All I have to say about that is, "duh."
How big did you think they would get last year? GoPro is now in the very tough early majority phase of adoption, where fewer people in that cohort are interested in the product.
And you can't forecast early majority adoption based on early adopter purchases. Early adopters are a breed apart. They love tech. They take more risks. They try things out and abandon them with ease. Early majority customers are none of those things. And mainstream customers are even less so.
If you want to play armchair prognosticor about a new technology (Apple Watch, anyone?), start with 15 points and take away points by asking four questions:
- If you own a GoPro, when was the last time you used it? If it wasn't in the last month, then take away a point. If it wasn't in the last year, then two points. If you don't own one and don't plan to, then take away three points.
- Could you imagine your neighbor using a GoPro? If not, then take away two points.

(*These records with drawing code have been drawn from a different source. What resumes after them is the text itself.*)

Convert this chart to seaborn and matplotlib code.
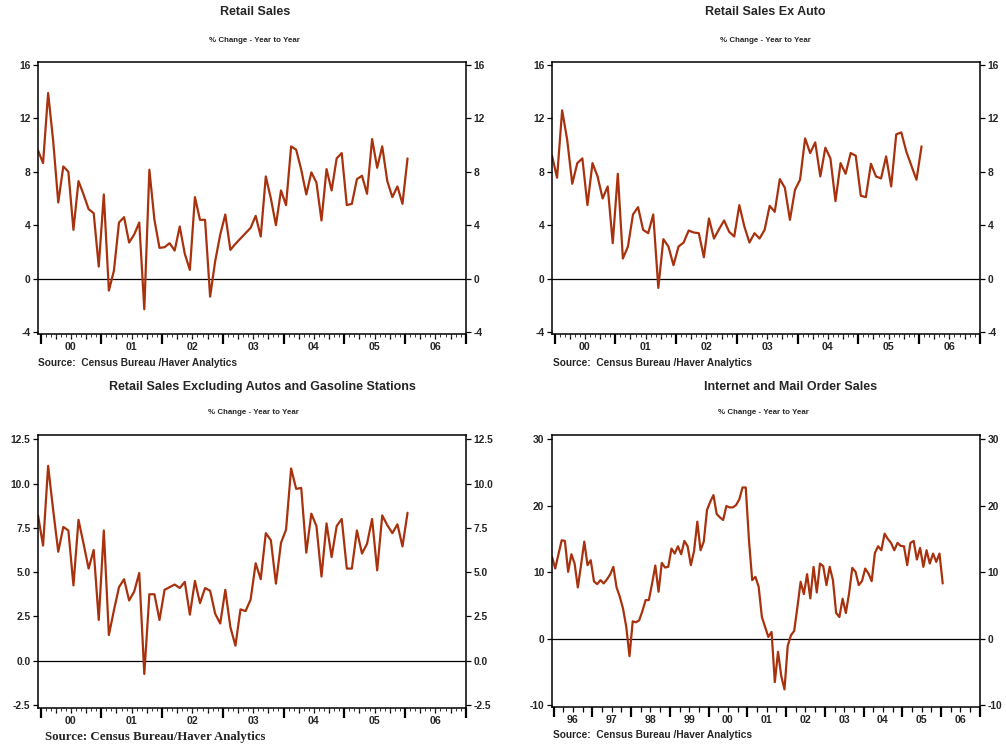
import numpy as np
import pandas as pd
import matplotlib
matplotlib.use("Agg")
import matplotlib.pyplot as plt
import seaborn as sns

# ---------------- data ----------------
retail_start = "1999-12"
retail_sales = [9.6, 8.65, 13.9, 10.3, 5.7, 8.4, 8.0, 3.65, 7.3, 6.3, 5.2, 4.9, 0.9, 6.3,
                -0.9, 0.6, 4.2, 4.6, 2.7, 3.3, 4.2, -2.3, 8.15, 4.4, 2.3, 2.35, 2.65, 2.1,
                3.9, 1.85, 0.65, 6.1, 4.4, 4.4, -1.35, 1.3, 3.3, 4.8, 2.15, 2.6, 3.0, 3.4,
                3.8, 4.7, 3.15, 7.65, 6.0, 4.0, 6.6, 5.5, 9.9, 9.65, 8.15, 6.3, 7.95, 7.2,
                4.35, 8.2, 6.6, 9.0, 9.4, 5.5, 5.6, 7.45, 7.7, 6.35, 10.45, 8.3, 9.9, 7.3,
                6.1, 6.9, 5.6, 9.0]

ex_auto_start = "1999-12"
retail_ex_auto = [9.2, 7.55, 12.6, 10.4, 7.1, 8.65, 9.0, 5.5, 8.65, 7.65, 6.0, 6.9, 2.65, 7.85,
                  1.5, 2.4, 4.8, 5.35, 3.65, 3.4, 4.8, -0.7, 2.95, 2.4, 1.0, 2.4, 2.7, 3.6,
                  3.45, 3.4, 1.6, 4.5, 3.0, 3.7, 4.35, 3.5, 3.15, 5.5, 3.9, 2.7, 3.4, 3.0,
                  3.65, 5.45, 5.0, 7.45, 6.8, 4.4, 6.65, 7.4, 10.5, 9.4, 10.2, 7.65, 9.8, 9.0,
                  5.8, 8.65, 7.85, 9.4, 9.2, 6.2, 6.1, 8.6, 7.65, 7.5, 9.15, 6.9, 10.8, 10.95,
                  9.5, 8.45, 7.4, 9.9]

ex_gas_start = "1999-12"
retail_ex_auto_gas = [8.2, 6.5, 11.0, 8.5, 6.15, 7.55, 7.35, 4.25, 7.95, 6.6, 5.2, 6.25, 2.3, 7.35,
                      1.45, 2.85, 4.15, 4.6, 3.4, 3.9, 4.95, -0.75, 3.75, 3.75, 2.3, 4.0, 4.15,
                      4.3, 4.1, 4.45, 2.6, 4.5, 3.25, 4.1, 3.95, 2.65, 2.1, 4.0, 1.9, 0.85, 2.9,
                      2.8, 3.45, 5.5, 4.6, 7.2, 6.8, 4.35, 6.65, 7.4, 10.85, 9.7, 9.75, 6.1, 8.3,
                      7.6, 4.75, 7.75, 5.85, 7.6, 8.0, 5.2, 5.2, 7.35, 6.05, 6.6, 8.0, 5.1, 8.2,
                      7.65, 7.2, 7.7, 6.45, 8.35]

internet_start = "1995-12"
internet_mail = [12.3, 10.55, 12.7, 14.8, 14.7, 10.05, 12.7, 11.3, 7.7, 11.1, 14.6, 11.05, 11.8,
                 8.6, 8.2, 8.8, 8.3, 8.9, 9.65, 10.8, 7.7, 6.3, 4.5, 1.75, -2.65, 2.6, 2.45,
                 2.75, 4.15, 5.8, 5.8, 8.3, 11.0, 7.05, 11.4, 10.7, 10.8, 13.55, 12.8, 13.9,
                 12.7, 14.7, 13.9, 11.05, 13.2, 17.6, 13.3, 14.6, 19.35, 20.6, 21.6, 18.75,
                 18.25, 17.85, 19.95, 19.75, 19.75, 20.1, 20.95, 22.75, 22.75, 14.8, 8.8, 9.3,
                 7.8, 3.25, 1.75, 0.25, 1.0, -6.55, -2.0, -5.65, -7.65, -1.1, 0.5, 1.15, 4.75,
                 8.55, 6.7, 9.7, 6.05, 10.8, 6.95, 11.3, 10.9, 8.05, 10.8, 8.8, 3.85, 3.25, 6.0,
                 3.85, 6.8, 10.65, 10.05, 8.05, 8.65, 10.55, 9.8, 8.65, 12.9, 13.9, 13.3, 15.8,
                 15.0, 14.4, 13.3, 14.4, 13.95, 13.9, 11.05, 14.4, 14.7, 11.9, 13.65, 10.8,
                 13.3, 11.3, 12.8, 11.55, 12.8, 8.3]

titles = ["Retail Sales", "Retail Sales Ex Auto",
          "Retail Sales Excluding Autos and Gasoline Stations", "Internet and Mail Order Sales"]
subtitle = "% Change - Year to Year"
source_text = "Source:  Census Bureau /Haver Analytics"
source_text_serif = "Source: Census Bureau/Haver Analytics"

yticks_a = [-4, 0, 4, 8, 12, 16]
ytick_labels_a = ["-4", "0", "4", "8", "12", "16"]
yticks_c = [-2.5, 0.0, 2.5, 5.0, 7.5, 10.0, 12.5]
ytick_labels_c = ["-2.5", "0.0", "2.5", "5.0", "7.5", "10.0", "12.5"]
yticks_d = [-10, 0, 10, 20, 30]
ytick_labels_d = ["-10", "0", "10", "20", "30"]

# ---------------- style ----------------
sns.set_style("ticks")
plt.rcParams["font.family"] = ["Liberation Sans", "DejaVu Sans"]
plt.rcParams["font.weight"] = "bold"

LINE = "#A8320E"
W, H = 1006, 745
fig = plt.figure(figsize=(W / 100, H / 100), dpi=100)


def month_pos(start, n):
    p = pd.period_range(start, periods=n, freq="M")
    return np.asarray(p.year + (p.month - 0.5) / 12.0, dtype=float)


def make_axes(px_left, px_top, px_right, px_bottom):
    return fig.add_axes([px_left / W, 1 - px_bottom / H,
                         (px_right - px_left) / W, (px_bottom - px_top) / H])


def draw(ax, start, values, first_year, ylim, yticks, ylabels, monthly):
    x = month_pos(start, len(values))
    df = pd.DataFrame({"date": x, "value": values})
    sns.lineplot(data=df, x="date", y="value", ax=ax, color=LINE, linewidth=1.6,
                 estimator=None)
    ax.axhline(0, color="black", linewidth=0.9, zorder=1)
    ax.set_xlim(first_year - 0.5 / 12, 2007.004)
    ax.set_ylim(*ylim)
    ax.set_xlabel("")
    ax.set_ylabel("")
    for s in ax.spines.values():
        s.set_visible(True)
        s.set_linewidth(1.1)
        s.set_color("black")
    # year boundaries
    years = np.arange(first_year, 2008)
    ax.set_xticks(years)
    ax.set_xticklabels([])
    ax.tick_params(axis="x", which="major", length=7, width=1.6, direction="out",
                   color="black")
    if monthly:
        months = np.arange(first_year * 12, 2007 * 12 + 1) / 12.0
        ax.set_xticks(months, minor=True)
        ax.tick_params(axis="x", which="minor", length=2.0, width=0.7, direction="out",
                       color="#333333")
        sec = ax.secondary_xaxis("bottom")
        quarters = np.arange(first_year * 4, 2007 * 4 + 1) / 4.0
        quarters = quarters[(quarters % 1) != 0]
        sec.set_xticks(quarters)
        sec.set_xticklabels([])
        sec.tick_params(length=3.4, width=0.9, color="black")
        sec.spines["bottom"].set_visible(False)
    else:
        quarters = np.arange(first_year * 4, 2007 * 4 + 1) / 4.0
        ax.set_xticks(quarters, minor=True)
        ax.tick_params(axis="x", which="minor", length=3.5, width=0.9, direction="out",
                       color="black")
    # year labels centred in each year
    lab = ax.secondary_xaxis("bottom")
    mids = np.arange(first_year, 2007) + 0.5
    lab.set_xticks(mids)
    lab.set_xticklabels([f"{y % 100:02d}" for y in range(first_year, 2007)],
                        fontsize=7.6, fontweight="bold")
    lab.tick_params(length=0, pad=5.5)
    lab.spines["bottom"].set_visible(False)
    # y axis both sides
    ax.set_yticks(yticks)
    ax.set_yticklabels(ylabels)
    ax.tick_params(axis="y", which="major", left=True, right=True, labelleft=True,
                   labelright=True, length=3.5, width=0.9, direction="out",
                   labelsize=7.4, pad=2, color="black")
    for t in ax.get_yticklabels():
        t.set_fontweight("bold")


panels = [
    (38, 62, 466, 334),
    (552, 62, 980, 334),
    (38, 435, 466, 708),
    (552, 435, 980, 707),
]

ax1 = make_axes(*panels[0])
draw(ax1, retail_start, retail_sales, 2000, (-4.15, 16.22), yticks_a, ytick_labels_a, True)
ax2 = make_axes(*panels[1])
draw(ax2, ex_auto_start, retail_ex_auto, 2000, (-4.15, 16.22), yticks_a, ytick_labels_a, True)
ax3 = make_axes(*panels[2])
draw(ax3, ex_gas_start, retail_ex_auto_gas, 2000, (-2.67, 12.74), yticks_c, ytick_labels_c, True)
ax4 = make_axes(*panels[3])
draw(ax4, internet_start, internet_mail, 1996, (-10.3, 30.65), yticks_d, ytick_labels_d, False)

# titles
title_pos = [(255, 12, 254, 40), (765, 12, 765, 40), (262, 387, 253, 413), (791, 387, 763, 413)]
for t, (tx, ty, sx, sy) in zip(titles, title_pos):
    fig.text(tx / W, 1 - ty / H, t, ha="center", va="center", fontsize=9, fontweight="bold")
    fig.text(sx / W, 1 - sy / H, subtitle, ha="center", va="center", fontsize=5.7,
             fontweight="bold")

# sources
for sx, sy in [(38, 363), (553, 363), (553, 735)]:
    fig.text(sx / W, 1 - sy / H, source_text, ha="left", va="center", fontsize=7.3,
             fontweight="bold")
fig.text(45 / W, 1 - 737 / H, source_text_serif, ha="left", va="center", fontsize=9.3,
         fontweight="bold", family=["Liberation Serif", "DejaVu Serif"])

fig.savefig("out.png", dpi=100)
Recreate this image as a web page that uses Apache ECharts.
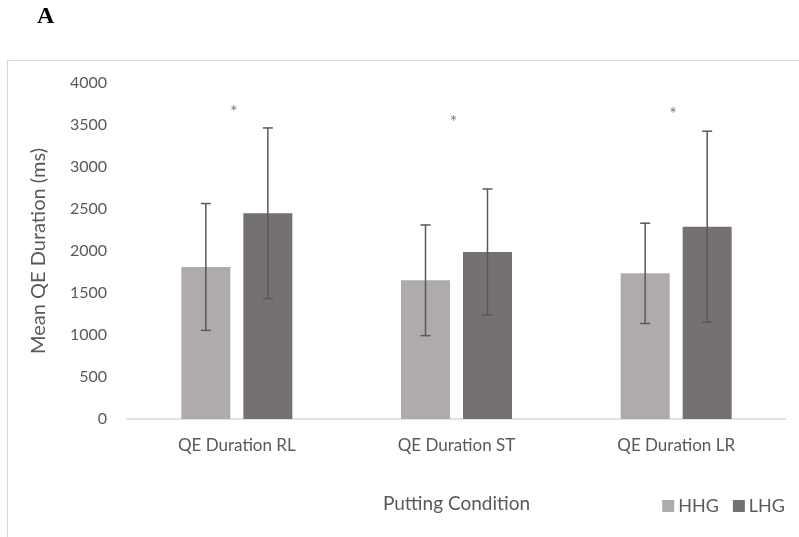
<!DOCTYPE html>
<html><head><meta charset="utf-8">
<script src="https://cdn.jsdelivr.net/npm/echarts@6/dist/echarts.min.js"></script>
<style>html,body{margin:0;padding:0;background:#fff}#c{width:799px;height:537px}</style>
</head><body><div id="c"></div>
<script>
const categories = ['QE Duration RL', 'QE Duration ST', 'QE Duration LR'];
const seriesNames = ['HHG', 'LHG'];
const hhgMean = [1810, 1651, 1734];
const hhgSD = [755, 659, 597];
const lhgMean = [2449, 1988, 2290];
const lhgSD = [1016, 750, 1136];
const sigMarkers = [3714, 3595, 3687];
const yTicks = { min: 0, max: 4000, interval: 500 };

const colors = ['#AFABAB', '#767171'];
const textColor = '#595959';
const font = 'Lato';
const barW = 49, gapPx = 13;

function errData(mean, sd) {
  return mean.map((m, i) => [i, m - sd[i], m + sd[i]]);
}
function errSeries(mean, sd, sign) {
  return {
    type: 'custom', z: 10, silent: true,
    data: errData(mean, sd),
    renderItem: function (params, api) {
      const off = sign * (barW + gapPx) / 2;
      const lo = api.coord([api.value(0), api.value(1)]);
      const hi = api.coord([api.value(0), api.value(2)]);
      const x = lo[0] + off, cap = 5;
      const st = { stroke: '#595959', lineWidth: 1.5 };
      return { type: 'group', children: [
        { type: 'line', shape: { x1: x, y1: lo[1], x2: x, y2: hi[1] }, style: st },
        { type: 'line', shape: { x1: x - cap, y1: lo[1], x2: x + cap, y2: lo[1] }, style: st },
        { type: 'line', shape: { x1: x - cap, y1: hi[1], x2: x + cap, y2: hi[1] }, style: st }
      ]};
    }
  };
}

const chart = echarts.init(document.getElementById('c'), null, { renderer: 'canvas' });
chart.setOption({
  animation: false,
  textStyle: { fontFamily: font, color: textColor },
  graphic: [
    { type: 'rect', shape: { x: 7.5, y: 60.5, width: 900, height: 600 },
      style: { fill: 'none', stroke: '#D9D9D9', lineWidth: 1.2 }, z: -10 },
    { type: 'text', left: 37, top: 5,
      style: { text: 'A', font: 'bold 24px "Liberation Serif", "Times New Roman", serif', fill: '#000' } }
  ],
  legend: {
    data: seriesNames, right: 9, top: 492, itemWidth: 12, itemHeight: 12, itemGap: 14,
    icon: 'rect', textStyle: { fontFamily: font, fontSize: 18, color: textColor, padding: [0, 0, 0, -1] }
  },
  grid: { left: 127, right: 13, top: 83, bottom: 118 },
  xAxis: {
    type: 'category', data: categories,
    name: 'Putting Condition', nameLocation: 'middle', nameGap: 75,
    nameTextStyle: { fontFamily: font, fontSize: 19, color: textColor },
    axisLine: { lineStyle: { color: '#D9D9D9', width: 1.5 } },
    axisTick: { show: false },
    axisLabel: { fontFamily: font, fontSize: 17, color: textColor, margin: 18 }
  },
  yAxis: {
    type: 'value', min: yTicks.min, max: yTicks.max, interval: yTicks.interval,
    name: 'Mean QE Duration (ms)', nameLocation: 'middle', nameGap: 78,
    nameTextStyle: { fontFamily: font, fontSize: 20, color: textColor },
    axisLine: { show: false }, axisTick: { show: false }, splitLine: { show: false },
    axisLabel: { fontFamily: font, fontSize: 16, color: textColor, margin: 20,
      formatter: function (v) { return String(v); } }
  },
  series: [
    { name: seriesNames[0], type: 'bar', data: hhgMean, barWidth: barW, barGap: (gapPx / barW * 100) + '%',
      itemStyle: { color: colors[0] } },
    { name: seriesNames[1], type: 'bar', data: lhgMean, barWidth: barW,
      itemStyle: { color: colors[1] } },
    errSeries(hhgMean, hhgSD, -1),
    errSeries(lhgMean, lhgSD, 1),
    { type: 'scatter', data: sigMarkers, symbolSize: 0, silent: true,
      label: { show: true, position: 'inside', offset: [-3, 5], formatter: '*', fontSize: 18, color: textColor, fontFamily: font } }
  ]
});
</script></body></html>
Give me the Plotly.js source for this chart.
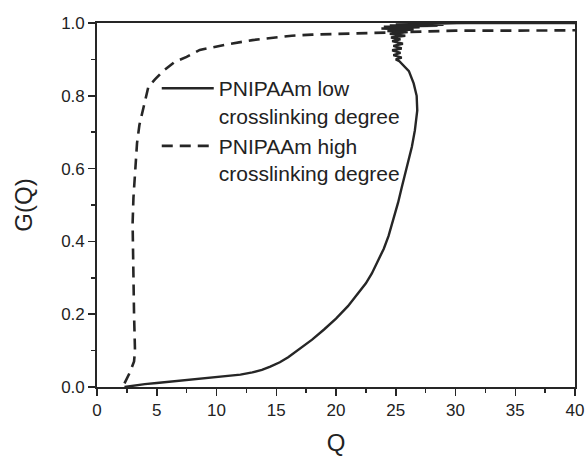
<!DOCTYPE html>
<html>
<head>
<meta charset="utf-8">
<script src="https://cdn.plot.ly/plotly-3.0.1.min.js"></script>
<style>html,body{margin:0;padding:0;background:#fff;}#chart{width:586px;height:456px;}</style>
</head>
<body>
<div id="chart"></div>
<script>
// PNIPAAm low crosslinking degree (solid)
const lowQ = [2.3, 3, 4, 5, 6, 7, 8, 9, 10, 11, 12, 13, 13.8, 14.5, 15.3, 16, 17, 18, 19, 20, 21, 22, 22.5, 23, 23.5, 24, 24.4, 24.9, 25.2, 25.5, 25.8, 26.1, 26.35, 26.6, 26.8, 26.75, 26.5, 26.1, 25.6, 25.3,
  25.0, 25.5, 24.8, 25.4, 24.7, 25.5, 24.8, 25.6, 24.7, 25.4, 24.6, 25.8, 24.5, 26.0, 24.3, 26.5,
  23.8, 27.0, 24.0, 28.5, 24.5, 29.0, 25.0, 30.0, 26.0, 30.1, 28.0, 31.0, 40.0];
const lowG = [0.0, 0.004, 0.008, 0.011, 0.014, 0.017, 0.02, 0.023, 0.027, 0.03, 0.034, 0.04, 0.047, 0.056, 0.068, 0.082, 0.105, 0.13, 0.158, 0.188, 0.222, 0.262, 0.285, 0.312, 0.345, 0.38, 0.415, 0.47, 0.507, 0.548, 0.588, 0.625, 0.66, 0.705, 0.76, 0.8, 0.834, 0.868, 0.886, 0.895,
  0.90, 0.905, 0.912, 0.918, 0.925, 0.93, 0.937, 0.943, 0.95, 0.955, 0.96, 0.965, 0.97, 0.975, 0.978, 0.982,
  0.985, 0.988, 0.99, 0.992, 0.993, 0.995, 0.996, 0.997, 0.998, 0.999, 0.999, 1.0, 1.0];
// PNIPAAm high crosslinking degree (dashed)
const highQ = [2.3, 2.75, 3.1, 3.18, 3.1, 3.0, 2.98, 3.05, 3.18, 3.35, 3.55, 3.82, 4.3, 4.85, 5.5, 6.5, 7.5, 8.6, 9.7, 11.2, 13, 15, 16.3, 18, 21, 24.5, 27, 30, 35, 40];
const highG = [0.01, 0.04, 0.07, 0.1, 0.2, 0.35, 0.45, 0.52, 0.577, 0.67, 0.72, 0.76, 0.825, 0.845, 0.867, 0.893, 0.907, 0.926, 0.934, 0.943, 0.953, 0.96, 0.965, 0.968, 0.971, 0.975, 0.977, 0.979, 0.979, 0.98];

const seriesNames = ['PNIPAAm low<br>crosslinking degree', 'PNIPAAm high<br>crosslinking degree'];
const xTicks = [0, 5, 10, 15, 20, 25, 30, 35, 40];
const yTicks = [0.0, 0.2, 0.4, 0.6, 0.8, 1.0];
const yTickText = ['0.0', '0.2', '0.4', '0.6', '0.8', '1.0'];

const ink = '#262626';
const fontFam = 'Liberation Sans, Arial, sans-serif';

const traces = [
  {x: lowQ, y: lowG, name: seriesNames[0], mode: 'lines', line: {color: ink, width: 2.4}},
  {x: highQ, y: highG, name: seriesNames[1], mode: 'lines', line: {color: ink, width: 2.6, dash: '11px,7px'}}
];

const layout = {
  width: 586, height: 456,
  margin: {l: 97, r: 11, t: 23, b: 69},
  paper_bgcolor: '#fff', plot_bgcolor: '#fff',
  font: {family: fontFam, color: '#222', size: 17},
  showlegend: true,
  legend: {x: 0.125, y: 0.876, xanchor: 'left', yanchor: 'top', bgcolor: 'rgba(0,0,0,0)',
    font: {family: fontFam, size: 21, color: '#222'}, valign: 'top', itemwidth: 52},
  xaxis: {
    range: [0, 40], tickvals: xTicks, ticks: 'outside', ticklen: 7, tickwidth: 1.5, tickcolor: ink,
    showline: true, linecolor: ink, linewidth: 1.8, mirror: true, showgrid: false, zeroline: false,
    tickfont: {size: 17, family: fontFam, color: '#222'},
    minor: {dtick: 2.5, ticks: 'outside', ticklen: 4, tickwidth: 1.5, tickcolor: ink, showgrid: false},
    title: {text: 'Q', font: {size: 24, family: fontFam, color: '#222'}, standoff: 26}
  },
  yaxis: {
    range: [0, 1.0], tickvals: yTicks, ticktext: yTickText, ticks: 'outside', ticklen: 7, tickwidth: 1.5, tickcolor: ink,
    showline: true, linecolor: ink, linewidth: 1.8, mirror: true, showgrid: false, zeroline: false,
    tickfont: {size: 17, family: fontFam, color: '#222'},
    minor: {dtick: 0.1, ticks: 'outside', ticklen: 4, tickwidth: 1.5, tickcolor: ink, showgrid: false},
    title: {text: 'G(Q)', font: {size: 24, family: fontFam, color: '#222'}, standoff: 22}
  }
};

Plotly.newPlot('chart', traces, layout, {staticPlot: true, displayModeBar: false});
</script>
</body>
</html>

- Could you imagine a lot of people at the airport, truck stop, Starbucks, and Disneyworld using a GoPro? Take a point away for each venue where most people won't.
- Would your mother, father, and baby brother or child want to use a GoPro? Take away one point for each that won't.
- Could you imagine a lotta lotta people in China or India or Brazil using a GoPro? If not, then take away three points.
How many points are you left with? I'm left with five points.
For Oculus Rift, I get two points. .
For hoverboards, I get four points.
For consumer drones, I get two points.
For a smartphone, I get 15 points.
The fewer the points, the smaller the market. 15 points means pretty much everybody. Two points means a niche market. Five points means a signficant, but not huge market. Go ahead, try it yourself.
This simple quiz mimics what a solid forecast is based on because it segments the world into groups with different propensities to adopt a new technology. GoPro will do just fine with the segments that love capturing adventures or children or activities. It will do kind of okay with groups that are occasionally interested in those activities. It will be avoided by people that feel they can get most of what they need with a smartphone video camera. So what's its long-term market potential? Decent, but not great.
At Forrester, with our Consumer Technographics data we can analyze each of these groups to see if they exhibit the behaviors and attitudes that would lead them to adopt technologies that improve existing activities or enable new behaviors. I spent five years doing it, and it's some of the most interesting analysis I've ever done. The table top computer market was one we analyzed to convince HP and Microsoft that it was a nice-to-have product with perhaps a niche in hotel lobbies and gaming floors, but not a mainstream consumer product. And so it has been.